在这一批评论之后,这个正则表达式最有可能满足您的需求:

(?:\b| )([.,:;!]+)(?: |\b)

Demo

要在R中使用它,反斜杠必须加倍。

所以我们最终得到:

text<-c('Hi!stack-overflow... is a popular website, I visit it every day.',
    'aaa...',
    'AAA...B"B"B',
    'AA .BBB #unlikely to happen but managed anyway')

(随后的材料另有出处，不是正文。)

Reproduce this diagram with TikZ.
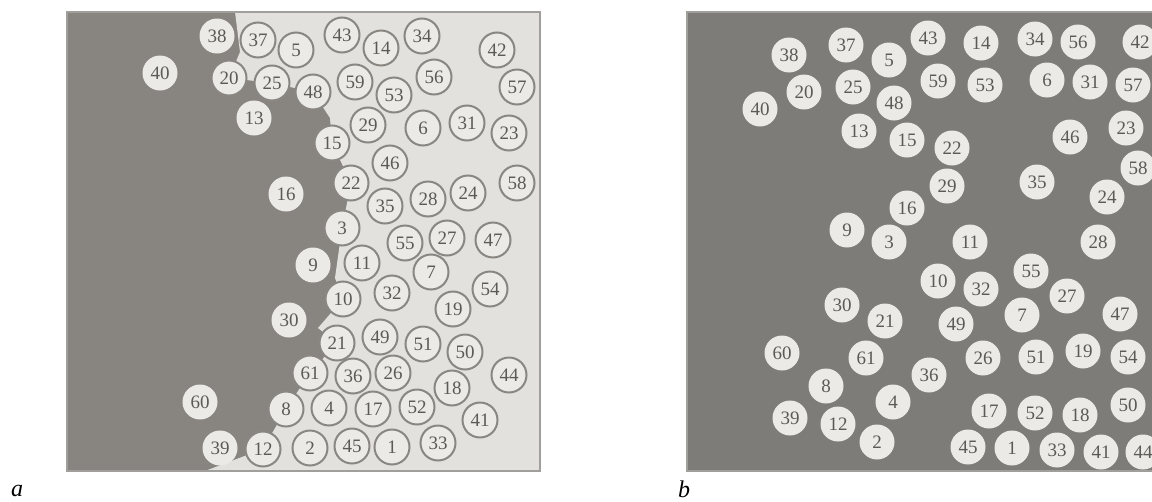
\documentclass[tikz,border=0pt]{standalone}
\usepackage{fontspec}
\setmainfont{Liberation Serif}
\definecolor{darkbg}{HTML}{888581}
\definecolor{darkbgb}{HTML}{7E7C78}
\definecolor{lightbg}{HTML}{E3E1DD}
\definecolor{circfill}{HTML}{ECEAE6}
\definecolor{ringcol}{HTML}{8A8783}
\definecolor{numcol}{HTML}{5C5956}
\begin{document}
\begin{tikzpicture}[x=1pt,y=-1pt,
  num/.style={circle,minimum size=35pt,inner sep=0pt,fill=circfill,text=numcol,
    font=\fontsize{19}{19}\selectfont},
  ringed/.style={num,draw=ringcol,line width=2pt},
  plainc/.style={num},
  panel/.style={draw=ringcol!80,line width=1.5pt},
  lab/.style={font=\fontsize{24}{24}\selectfont\itshape,text=black,inner sep=0pt}]
\useasboundingbox (0,0) rectangle (1152,501);
\fill[white] (0,0) rectangle (1152,501);
% ---------- panel a ----------
\fill[darkbg] (67,12) rectangle (540,471);
\fill[lightbg] (235,12) -- (540,12) -- (540,471) -- (205,471) -- (263,449) -- (286,409)
  -- (310,373) -- (337,343) -- (318,328) -- (343,299) -- (335,278) -- (342,228)
  -- (351,183) -- (332,143) -- (330,118) -- (313,92) -- (272,83) -- (229,78)
  -- (240,52) -- cycle;
\draw[panel] (67,12) rectangle (540,471);
\foreach \n/\x/\y in {40/160/73, 38/217/36, 13/254/118, 16/286/194, 9/313/265,
    30/289/320, 60/200/402, 39/220/448}
  \node[plainc] (a\n) at (\x,\y) {\n};
\foreach \n/\x/\y in {37/258/40, 5/296/50, 43/342/35, 14/381/48, 34/422/36, 42/497/50,
    20/229/78, 25/272/83, 48/313/92, 59/355/82, 53/394/95, 56/434/77, 57/517/87,
    29/368/125, 6/423/128, 31/467/123, 23/509/133, 15/332/143, 46/390/163,
    22/351/183, 35/385/206, 28/428/199, 24/468/193, 58/517/183, 3/342/228,
    55/405/243, 27/447/238, 47/493/240, 11/362/263, 7/431/272, 54/490/289,
    10/343/299, 32/392/293, 19/453/309, 21/337/343, 49/380/337, 51/423/344,
    50/465/352, 61/310/373, 36/353/376, 26/393/373, 44/509/375, 18/452/388,
    8/286/409, 4/329/408, 17/373/409, 52/417/407, 41/480/420, 12/263/449,
    2/310/448, 45/352/446, 1/392/447, 33/438/443}
  \node[ringed] (a\n) at (\x,\y) {\n};
% ---------- panel b ----------
\fill[darkbgb] (687,12) rectangle (1160,471);
\draw[panel] (687,12) rectangle (1160,471);
\foreach \n/\x/\y in {38/789/55, 37/846/45, 5/889/60, 43/928/38, 14/981/43, 34/1035/39,
    56/1078/42, 42/1140/42, 20/804/92, 40/760/109, 25/853/87, 48/894/103, 59/938/81,
    53/985/85, 6/1047/80, 31/1090/82, 57/1133/85, 13/859/131, 15/907/140,
    22/952/148, 46/1070/137, 23/1126/128, 29/947/186, 35/1037/182, 58/1138/168,
    16/907/208, 24/1107/197, 9/847/230, 3/889/242, 11/970/242, 28/1098/242,
    55/1031/271, 10/938/281, 32/981/289, 27/1067/296, 30/842/305, 7/1022/315,
    47/1120/314, 21/885/321, 49/956/324, 60/782/353, 61/866/358, 26/983/358,
    51/1036/357, 19/1083/351, 54/1128/357, 36/929/375, 8/826/386, 4/893/402,
    50/1128/405, 17/989/411, 52/1035/413, 18/1080/415, 39/790/418, 12/838/424,
    2/877/442, 45/968/447, 1/1012/448, 33/1057/450, 41/1101/452, 44/1143/452}
  \node[plainc] (b\n) at (\x,\y) {\n};
% ---------- captions ----------
\node[lab] (capa) at (17,491) {a};
\node[lab] (capb) at (684,489) {b};
\end{tikzpicture}
\end{document}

> gsub('(?:\\b| )([.,:;!]+)(?: |\\b)',' \\1 ',text)
[1] "Hi ! stack-overflow ... is a popular website , I visit it every day . "
[2] "aaa ... "                                                              
[3] "AAA ... B\"B\"B"                                                       
[4] "AA . BBB #unlikely to happen but managed anyway"     

答案 2 :(得分:2)

尝试

gsub("(?<=\\.)$|(?<=\\w)(?=\\.)", " ", text, perl=TRUE)
#[1] "stack overflow ... is a popular website . "

gsub("(?<=\\.)$|(?<=\\w)(?=\\.)", " ", "aaa...", perl=TRUE)
#[1] "aaa ... "

gsub("(?<=\\.)(?=$|\\w)|(?<=\\w)(?=\\.)", " ", "aaa...bbb", perl=TRUE)
#[1] "aaa ... bbb"